Cynthia A. Connolly, PhD, RN, is a historian, pediatric nurse practitioner, and the Rosemarie B. Greco Term Endowed Associate Professor in Advocacy at Penn Nursing. She is also an Associate Director at the Barbara Bates Center for the Study of the History of Nursing and the Co-Faculty Director at the Field Center for Children’s Policy, Practice, and Research.
Dr. Connolly’s research analyzes the historical forces that have shaped children’s health care delivery and family policy in the United States. Her book, Children and Drug Safety: Balancing Risk and Protection in Twentieth Century America (2018, Rutgers University Press), received the American Public Health Association’s Arthur J. Viseltear Prize.
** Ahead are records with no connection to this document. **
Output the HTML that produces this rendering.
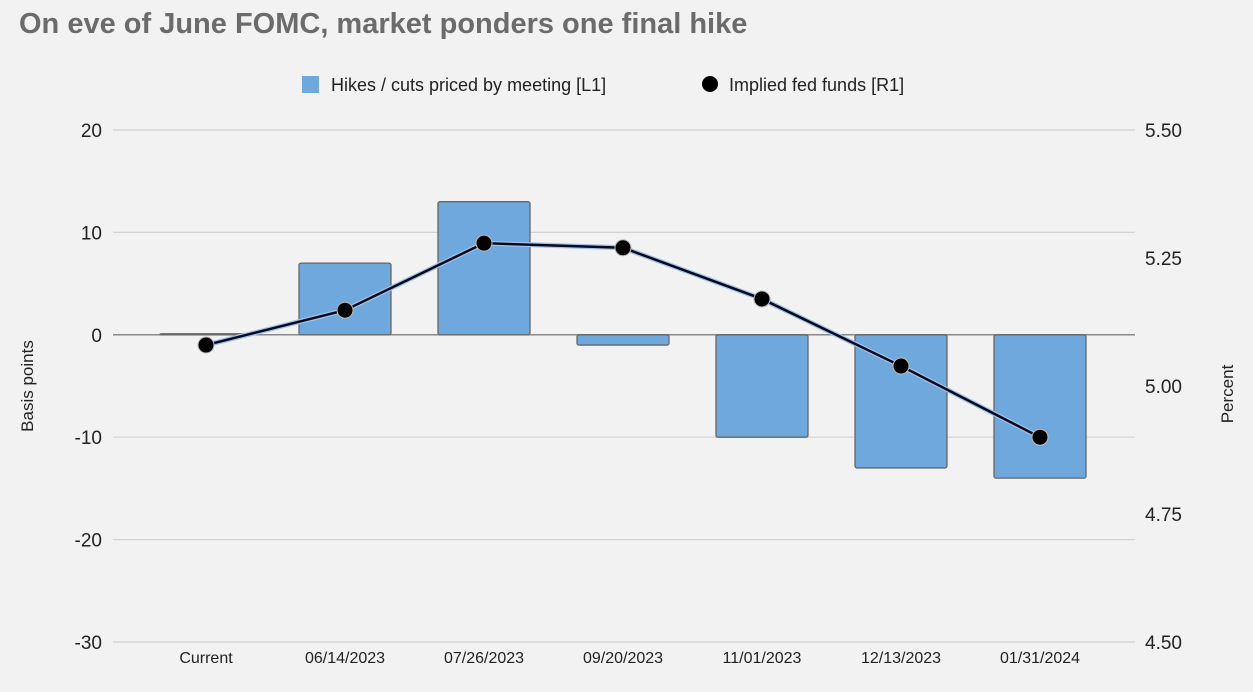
<!DOCTYPE html>
<html><head><meta charset="utf-8"><style>
body{margin:0;background:#f2f2f2;width:1253px;height:687px;overflow:hidden;font-family:"Liberation Sans",sans-serif}
</style></head><body>
<svg width="1253" height="687" xmlns="http://www.w3.org/2000/svg">
<rect width="1253" height="687" fill="#f2f2f2"/>
<text x="19" y="33" font-size="29" font-weight="bold" fill="#6b6b6b">On eve of June FOMC, market ponders one final hike</text>
<g>
<rect x="302" y="76" width="17" height="17" fill="#6fa8dc"/>
<text x="331" y="91" font-size="18" fill="#222">Hikes / cuts priced by meeting [L1]</text>
<circle cx="710" cy="84" r="8" fill="#000"/>
<text x="729" y="91" font-size="18" fill="#222">Implied fed funds [R1]</text>
</g>
<g id="grid"></g><g id="bars"></g><g id="line"></g><g id="axes"></g>
<text transform="translate(33,386) rotate(-90)" text-anchor="middle" font-size="17" fill="#222">Basis points</text>
<text transform="translate(1233,394) rotate(-90)" text-anchor="middle" font-size="17" fill="#222">Percent</text>
</svg>
<script>
const categories=["Current","06/14/2023","07/26/2023","09/20/2023","11/01/2023","12/13/2023","01/31/2024"];
const hikes=[0.1,7,13,-1,-10,-13,-14];
const fedFunds=[5.08,5.148,5.279,5.27,5.17,5.039,4.90];
const leftTicks=[20,10,0,-10,-20,-30];
const rightTicks=["5.50","5.25","5.00","4.75","4.50"];
const NS="http://www.w3.org/2000/svg";
const top_=130,bot=642,x0=136.5,band=139;
const yL=v=>top_+(20-v)/50*(bot-top_);
const yR=v=>top_+(5.5-v)/1.0*(bot-top_);
const xC=i=>x0+band*(i+0.5);
function mk(t,a,p){const e=document.createElementNS(NS,t);for(const k in a)e.setAttribute(k,a[k]);document.getElementById(p).appendChild(e);return e;}
leftTicks.forEach(v=>{
 const l=mk("line",{x1:113,x2:1135,y1:yL(v),y2:yL(v),stroke:v===0?"#888":"#d3d3d3","stroke-width":v===0?1.5:1.2},"grid");
 
 
 const t=mk("text",{x:102,y:yL(v)+7,"text-anchor":"end","font-size":19,fill:"#222"},"axes");t.textContent=v;
 
 
});
rightTicks.forEach(v=>{
 const t=mk("text",{x:1145,y:yR(+v)+7,"font-size":19,fill:"#222"},"axes");t.textContent=v;
 
 
});
categories.forEach((c,i)=>{
 const t=mk("text",{x:xC(i),y:663,"text-anchor":"middle","font-size":16,fill:"#222"},"axes");t.textContent=c;
 
 
 const v=hikes[i],y1=Math.min(yL(v),yL(0)),h=Math.max(Math.abs(yL(v)-yL(0)),1);
 const r=mk("rect",{x:xC(i)-46,y:y1,width:92,height:h,fill:"#6fa8dc",stroke:"#666","stroke-width":1.3,rx:2},"bars");
 
 
});
const pts=fedFunds.map((v,i)=>xC(i)+","+yR(v)).join(" ");
const h=mk("polyline",{points:pts,fill:"none",stroke:"#9cc3f0","stroke-width":5},"line");


const pl=mk("polyline",{points:pts,fill:"none",stroke:"#0a0a1a","stroke-width":2.5},"line");


fedFunds.forEach((v,i)=>{
 const c=mk("circle",{cx:xC(i),cy:yR(v),r:8,fill:"#000",stroke:"#bbb","stroke-width":1},"line");
 
 
});
</script>
</body></html>
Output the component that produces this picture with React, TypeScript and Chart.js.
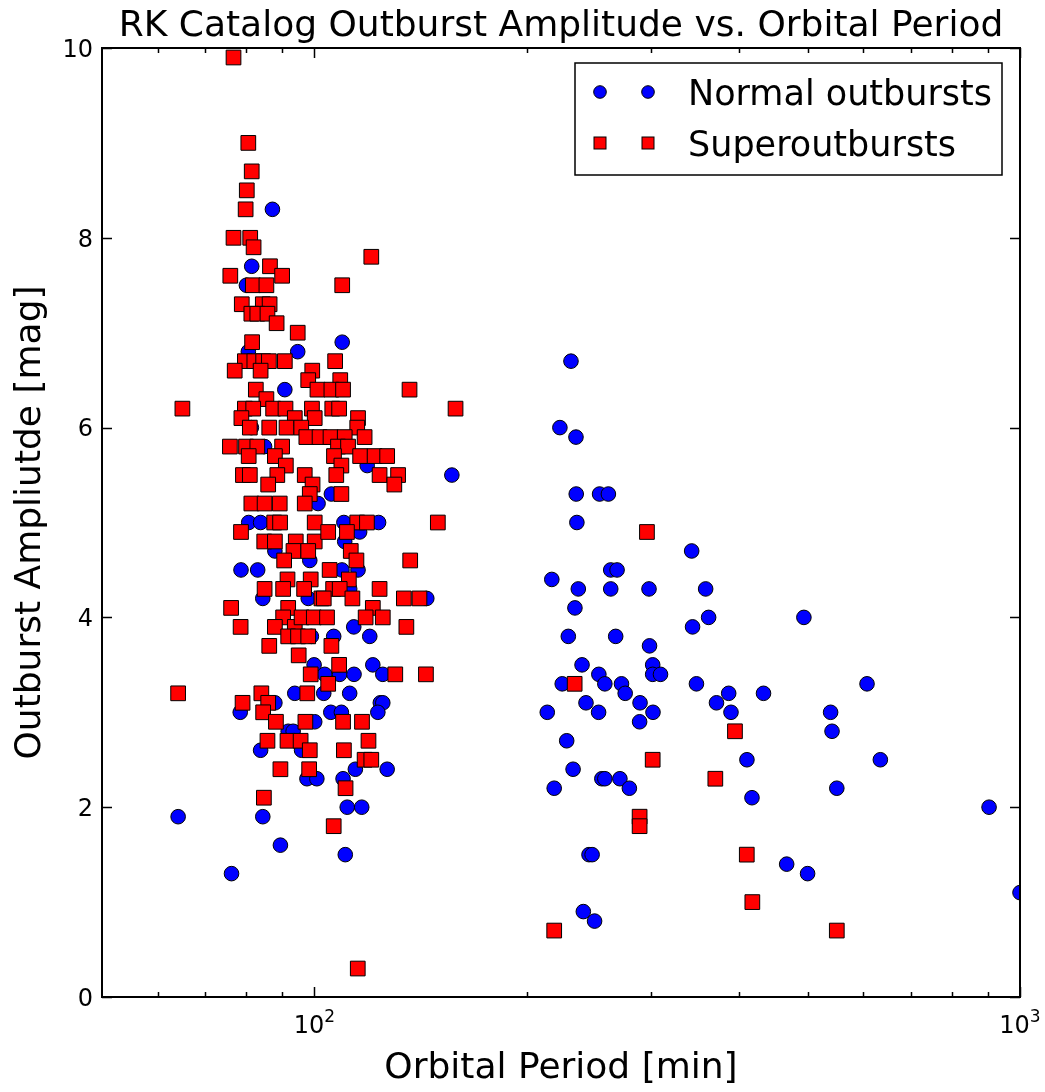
import React, { useEffect, useRef } from "react";
import { Chart, registerables } from "chart.js";

Chart.register(...registerables);

// ---- Data ----
const normalPeriod = [
  87.2, 81.5, 80.1, 80.6, 94.7, 90.8, 81.4, 85.0, 101.2, 80.7,
  83.9, 87.9, 98.5, 78.7, 83.1, 84.5, 98.0, 99.0, 99.9, 93.8,
  78.5, 87.9, 91.8, 93.3, 83.9, 95.9, 97.6, 100.8, 64.1, 84.5,
  89.5, 76.3, 109.5, 118.8, 156.6, 105.7, 110.1, 123.3, 110.4, 115.9,
  109.4, 115.3, 112.2, 144.3, 113.7, 106.5, 119.8, 121.0, 103.4, 108.6,
  113.8, 125.0, 103.1, 112.2, 124.0, 125.0, 123.0, 105.5, 109.2, 100.1,
  114.3, 126.8, 109.8, 111.3, 116.7, 110.6,
  231, 222.8, 234.8, 235, 253.6, 261, 235.5, 342.5, 263, 268.5,
  217, 236.6, 263, 298, 358.5, 234, 362, 343.5, 229, 267.3,
  298.5, 239.5, 301.6, 301.6, 309.4, 253, 224.5, 258, 272.4, 347.9,
  275.7, 242.6, 289.4, 371.4, 213.8, 252.8, 301.9, 289, 227.8, 232.6,
  255.5, 258, 271, 279.5, 218.7, 245, 247.5, 240.5, 249.5, 494,
  386.5, 433, 607, 389.4, 539, 541.5, 410.2, 634, 417, 550,
  904, 467, 500, 1000,
];
const normalAmp = [
  8.3, 7.7, 7.5, 6.8, 6.8, 6.4, 6.0, 5.8, 5.2, 5.0,
  5.0, 4.7, 4.6, 4.5, 4.5, 4.2, 4.2, 3.8, 3.5, 3.2,
  3.0, 3.1, 2.8, 2.8, 2.6, 2.6, 2.3, 2.3, 1.9, 1.9,
  1.6, 1.3, 6.9, 5.6, 5.5, 5.3, 5.0, 5.0, 4.8, 4.9,
  4.5, 4.5, 4.3, 4.2, 3.9, 3.8, 3.8, 3.5, 3.4, 3.4,
  3.4, 3.4, 3.2, 3.2, 3.1, 3.1, 3.0, 3.0, 3.0, 2.9,
  2.4, 2.4, 2.3, 2.0, 2.0, 1.5,
  6.7, 6.0, 5.9, 5.3, 5.3, 5.3, 5.0, 4.7, 4.5, 4.5,
  4.4, 4.3, 4.3, 4.3, 4.3, 4.1, 4.0, 3.9, 3.8, 3.8,
  3.7, 3.5, 3.5, 3.4, 3.4, 3.4, 3.3, 3.3, 3.3, 3.3,
  3.2, 3.1, 3.1, 3.1, 3.0, 3.0, 3.0, 2.9, 2.7, 2.4,
  2.3, 2.3, 2.3, 2.2, 2.2, 1.5, 1.5, 0.9, 0.8, 4.0,
  3.2, 3.2, 3.3, 3.0, 3.0, 2.8, 2.5, 2.5, 2.1, 2.2,
  2.0, 1.4, 1.3, 1.1,
];

const superPeriod = [
  76.8, 80.6, 81.5, 80.2, 79.9, 76.8, 81.1, 82.0, 86.5, 76.0,
  90.0, 81.8, 85.5, 78.9, 84.5, 86.4, 81.4, 83.0, 85.8, 88.4,
  94.7, 81.6, 79.7, 82.2, 84.6, 86.2, 90.8, 77.1, 83.9, 99.3,
  98.0, 82.6, 85.5, 65.0, 79.7, 81.9, 87.4, 91.0, 99.2, 78.8,
  93.8, 100.1, 81.0, 86.3, 91.3, 95.8, 75.9, 80.0, 83.0, 80.7,
  90.0, 87.9, 91.1, 79.2, 81.0, 88.6, 96.9, 99.4, 86.0, 98.5,
  81.4, 85.0, 89.3, 96.9, 87.7, 89.4, 100.1, 78.7, 84.9, 87.9,
  94.1, 100.1, 93.4, 98.0, 90.6, 91.6, 98.8, 85.0, 90.3, 96.7,
  102.3, 76.2, 91.8, 78.6, 90.3, 93.8, 87.9, 91.8, 94.8, 98.0,
  86.3, 95.0, 98.8, 64.1, 97.7, 84.1, 79.1, 86.0, 84.6, 88.2,
  97.1, 85.8, 91.6, 95.6, 98.5, 89.5, 98.3, 84.8, 120.4, 109.5,
  107.0, 108.8, 101.0, 105.7, 109.8, 136.4, 106.0, 108.4, 158.5, 115.3,
  115.0, 97.4, 101.7, 105.4, 110.4, 117.8, 108.0, 111.6, 106.6, 116.1,
  121.7, 126.8, 109.2, 123.7, 131.4, 129.8, 107.4, 109.2, 115.0, 118.7,
  149.6, 104.6, 111.2, 112.6, 114.7, 136.7, 105.1, 111.9, 106.3, 108.6,
  123.7, 103.1, 113.2, 133.9, 140.9, 121.0, 95.9, 99.8, 104.2, 118.2,
  125.0, 135.0, 105.7, 108.4, 130.2, 143.9, 104.6, 109.8, 116.8, 119.3,
  110.1, 117.8, 120.4, 110.7, 106.5, 115.2, 296, 233.8, 301.6, 370,
  289, 289, 218.7, 394.5, 410, 417.5, 550,
];
const superAmp = [
  9.9, 9.0, 8.7, 8.5, 8.3, 8.0, 8.0, 7.9, 7.7, 7.6,
  7.6, 7.5, 7.5, 7.3, 7.3, 7.3, 7.2, 7.2, 7.2, 7.1,
  7.0, 6.9, 6.7, 6.7, 6.7, 6.7, 6.7, 6.6, 6.6, 6.6,
  6.5, 6.4, 6.3, 6.2, 6.2, 6.2, 6.2, 6.2, 6.2, 6.1,
  6.1, 6.1, 6.0, 6.0, 6.0, 6.0, 5.8, 5.8, 5.8, 5.7,
  5.8, 5.7, 5.6, 5.5, 5.5, 5.5, 5.5, 5.4, 5.4, 5.3,
  5.2, 5.2, 5.2, 5.2, 5.0, 5.0, 5.0, 4.9, 4.8, 4.8,
  4.8, 4.8, 4.7, 4.7, 4.6, 4.4, 4.4, 4.3, 4.3, 4.3,
  4.2, 4.1, 4.1, 3.9, 4.0, 3.9, 3.9, 3.8, 3.8, 3.8,
  3.7, 3.6, 3.4, 3.2, 3.2, 3.2, 3.1, 3.1, 3.0, 2.9,
  2.9, 2.7, 2.7, 2.7, 2.6, 2.4, 2.4, 2.1, 7.8, 7.5,
  6.7, 6.5, 6.4, 6.4, 6.4, 6.4, 6.2, 6.2, 6.2, 6.1,
  6.0, 5.9, 5.9, 5.9, 5.9, 5.9, 5.8, 5.8, 5.7, 5.7,
  5.7, 5.7, 5.6, 5.5, 5.5, 5.4, 5.5, 5.3, 5.0, 5.0,
  5.0, 4.9, 4.9, 4.7, 4.6, 4.6, 4.5, 4.4, 4.3, 4.3,
  4.3, 4.2, 4.2, 4.2, 4.2, 4.1, 4.0, 4.0, 4.0, 4.0,
  4.0, 3.9, 3.7, 3.5, 3.4, 3.4, 3.3, 2.9, 2.9, 2.7,
  2.6, 2.5, 2.5, 2.2, 1.8, 0.3, 4.9, 3.3, 2.5, 2.3,
  1.9, 1.8, 0.7, 2.8, 1.5, 1.0, 0.7,
];

const xMajorTicks = [100, 1000];
const xMajorExp = ["2", "3"];
const xMinorTicks = [60, 70, 80, 90, 200, 300, 400, 500, 600, 700, 800, 900];
const yTicks = [0, 2, 4, 6, 8, 10];
const yTickLabels = ["0", "2", "4", "6", "8", "10"];

const titleText = "RK Catalog Outburst Amplitude vs. Orbital Period";
const xLabel = "Orbital Period [min]";
const yLabel = "Outburst Ampliutde [mag]";
const seriesLabels = ["Normal outbursts", "Superoutbursts"];

const FONT = '"DejaVu Sans", "Liberation Sans", sans-serif';
const BLUE = "#0000ff";
const RED = "#ff0000";

const decorPlugin = {
  id: "decor",
  afterDatasetsDraw(chart: any) {
    const { ctx, chartArea: a, scales } = chart;
    const xs = scales.x;
    const ys = scales.y;
    ctx.save();
    ctx.strokeStyle = "#000";
    ctx.lineWidth = 1.5;
    ctx.beginPath();
    for (const v of yTicks) {
      const py = Math.round(ys.getPixelForValue(v)) + 0.5;
      ctx.moveTo(a.left, py);
      ctx.lineTo(a.left + 10, py);
      ctx.moveTo(a.right, py);
      ctx.lineTo(a.right - 10, py);
    }
    for (const v of xMajorTicks) {
      const px = Math.round(xs.getPixelForValue(v)) + 0.5;
      ctx.moveTo(px, a.bottom);
      ctx.lineTo(px, a.bottom - 10);
      ctx.moveTo(px, a.top);
      ctx.lineTo(px, a.top + 10);
    }
    for (const v of xMinorTicks) {
      const px = Math.round(xs.getPixelForValue(v)) + 0.5;
      ctx.moveTo(px, a.bottom);
      ctx.lineTo(px, a.bottom - 5);
      ctx.moveTo(px, a.top);
      ctx.lineTo(px, a.top + 5);
    }
    ctx.stroke();
    ctx.lineWidth = 2;
    ctx.strokeRect(a.left, a.top, a.right - a.left, a.bottom - a.top);

    ctx.fillStyle = "#000";
    // y tick labels
    ctx.font = `24px ${FONT}`;
    ctx.textAlign = "right";
    ctx.textBaseline = "alphabetic";
    yTicks.forEach((v, i) => {
      const py = ys.getPixelForValue(v);
      ctx.fillText(yTickLabels[i], a.left - 9, py + 8.7);
    });
    // x tick labels (10^n)
    xMajorTicks.forEach((v, i) => {
      const px = xs.getPixelForValue(v);
      ctx.font = `24px ${FONT}`;
      const wBase = ctx.measureText("10").width;
      ctx.font = `17px ${FONT}`;
      const wExp = ctx.measureText(xMajorExp[i]).width;
      const x0 = px - (wBase + wExp) / 2;
      ctx.textAlign = "left";
      ctx.font = `24px ${FONT}`;
      ctx.fillText("10", x0, a.bottom + 36);
      ctx.font = `17px ${FONT}`;
      ctx.fillText(xMajorExp[i], x0 + wBase, a.bottom + 25);
    });
    // axis titles
    ctx.font = `36px ${FONT}`;
    ctx.textAlign = "center";
    ctx.fillText(xLabel, (a.left + a.right) / 2, 1078);
    ctx.save();
    ctx.translate(40, (a.top + a.bottom) / 2);
    ctx.rotate(-Math.PI / 2);
    ctx.fillText(yLabel, 0, 0);
    ctx.restore();
    // chart title
    ctx.fillText(titleText, (a.left + a.right) / 2, 36);

    // legend
    const lx = 575, ly = 63, lw = 427, lh = 112;
    ctx.fillStyle = "#fff";
    ctx.fillRect(lx, ly, lw, lh);
    ctx.lineWidth = 1.5;
    ctx.strokeStyle = "#000";
    ctx.strokeRect(lx, ly, lw, lh);
    const rows = [92, 143];
    for (const mx of [600, 648]) {
      ctx.beginPath();
      ctx.arc(mx, rows[0], 6.3, 0, Math.PI * 2);
      ctx.fillStyle = BLUE;
      ctx.fill();
      ctx.lineWidth = 1;
      ctx.strokeStyle = "#000";
      ctx.stroke();
      ctx.fillStyle = RED;
      ctx.fillRect(mx - 6, rows[1] - 6, 12, 12);
      ctx.strokeRect(mx - 6, rows[1] - 6, 12, 12);
    }
    ctx.fillStyle = "#000";
    ctx.font = `35px ${FONT}`;
    ctx.textAlign = "left";
    ctx.fillText(seriesLabels[0], 688, rows[0] + 12.8);
    ctx.fillText(seriesLabels[1], 688, rows[1] + 12.8);
    ctx.restore();
  },
};

export default function App() {
  const ref = useRef<HTMLCanvasElement | null>(null);
  useEffect(() => {
    if (!ref.current) return;
    const normal = normalPeriod.map((p, i) => ({ x: p, y: normalAmp[i] }));
    const sup = superPeriod.map((p, i) => ({ x: p, y: superAmp[i] }));
    const chart = new Chart(ref.current, {
      type: "scatter",
      data: {
        datasets: [
          {
            label: seriesLabels[0],
            data: normal,
            pointStyle: "circle",
            pointRadius: 7.3,
            backgroundColor: BLUE,
            borderColor: "#000",
            borderWidth: 1,
            order: 1,
            clip: 0,
          } as any,
          {
            label: seriesLabels[1],
            data: sup,
            pointStyle: "rect",
            pointRadius: 10.4,
            backgroundColor: RED,
            borderColor: "#000",
            borderWidth: 1,
            order: 0,
            clip: 0,
          } as any,
        ],
      },
      options: {
        animation: false,
        responsive: false,
        events: [],
        layout: { padding: { left: 102, top: 48, right: 25, bottom: 95 } },
        plugins: {
          legend: { display: false },
          tooltip: { enabled: false },
          title: { display: false },
        },
        scales: {
          x: { type: "logarithmic", min: 50, max: 1000, display: false },
          y: { type: "linear", min: 0, max: 10, display: false },
        },
      },
      plugins: [decorPlugin],
    });
    return () => chart.destroy();
  }, []);
  return (
    <div style={{ position: "absolute", left: 0, top: 0, width: 1045, height: 1092, background: "#fff" }}>
      <canvas ref={ref} width={1045} height={1092} style={{ display: "block" }} />
    </div>
  );
}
The book was funded through a Robert Wood Johnson Foundation Investigator Award in Health Policy Research grant and a fellowship from the National Endowment for the Humanities. An earlier book, Saving Sickly Children: The Tuberculosis Preventorium in American Life, 1909-1970 received the Lavinia Dock Award from the American Association for the History of Nursing.
She received her Bachelor of Science in Nursing from the University of Pennsylvania, her Master of Science in Nursing from the University of Rochester, and PhD from the University of Pennsylvania. She also completed a postdoctoral fellowship at the Center for the History and Ethics of Public Health at Columbia University’s Mailman School of Public Health, and a legislative fellowship in the office of former U.S. Senator Paul Wellstone.